Three ARCC projects, CREW, LUCID, SNACC have produced findings that indicated that, in some cases, heavily insulated homes could increase their risk of overheating and poor indoor air quality. The projects all have evidence to suggest that Green Deal measures could create new problems in the future, with inappropriately-insulated properties experiencing poor indoor air quality and significant summer overheating. The latter is a particular risk, as latest climate change projections suggest that Britain will see warmer summers, with an increased likelihood of heatwaves. A review of overheating indicated that typically 2,000 deaths per year were brought forward due to heat, and that this could rise to 5,000 per year in the 2080s if action is not taken (DCLG, (2012)a, pdf 1.2 MB).
- GOV.UK: Green Deal
- More information on the CREW project
- More information on the LUCID project
- More information on the SNACC project
Responding to early evidence emerging from these ARCC projects, the Department for Communities and Local Government (DCLG) had already commissioned some further work, producing a review of overheating research (DCLG, (2012)b, pdf 240 KB).
ARCC CN coordinated the gathering and assessment of evidence from the ARCC projects for their effective use by key government departments. Building on long-established links with relevant officials in DCLG, ARCC CN initiated a meeting with researchers from the ARCC projects and representatives of three government departments: DECC, DCLG and the Department for Environment, Food and Rural Affairs (Defra) to discuss how best to synthesise and present evidence to inform the policy process.
The projects were invited to provide information, and ARCC CN led the production of a draft advice note on overheating (for Green Deal suppliers) for DECC. This will be the basis of overheating information in the formal package of Green Deal advice (forthcoming). It alerts the Green Deal supply chain to effective measures which, if implemented at the same time as energy efficiency measures, can significantly reduce the risk of overheating.
ARCC CN has also produced a parallel briefing document, Overheating in homes: advice and evidence from the latest research. This highlights the properties most at risk of overheating and summarises a range of effective measures to minimise the risk.
The value of synthesised evidence
ARCC CN provided a centred resource that worked with both the academic community and policy-makers to 1) initiate timely discussion with government departments on this issue and 2) co-ordinate a response across a number of research projects. We were able to ensure that relevant evidence was brought to the policy-making process directly and to support policy-makers by providing synthesised information in an appropriate format. We valued the close working with ARCC projects, both individually and collectively, in enabling us to offer policy-relevant assistance to government.
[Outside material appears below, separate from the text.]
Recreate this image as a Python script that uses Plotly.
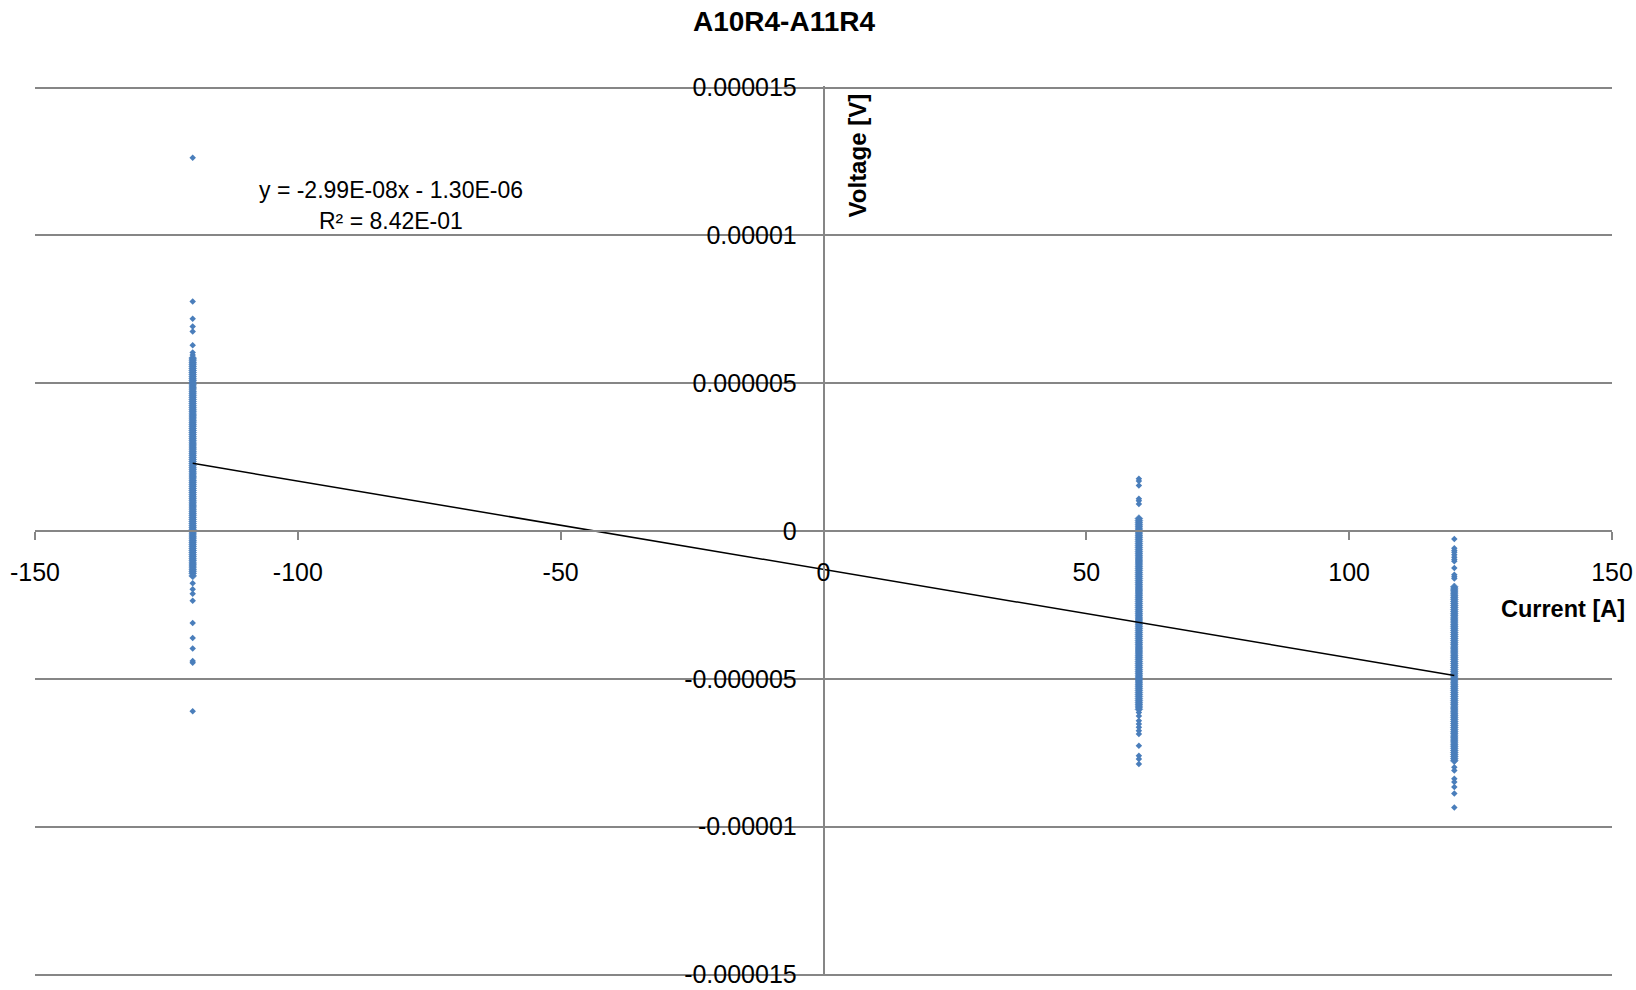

ARCC CN would expect that benefits from the co-generation of outputs would be felt by those implementing and providing Green Deal advice and services, by contributing to a more robust policy for the long term.
For the future
It will be important to maintain and further develop links with key decision-makers, so that evidence emerging from ARCC continues to serve as a trusted and reliable source. Just as important will be our commitment to fostering flexible and effective engagement between ARCC projects and users of research in government so that the network can continue to deliver timely advice and evidence, for example, in response to the forthcoming National Adaptation Plan, or any future development of the Green Deal.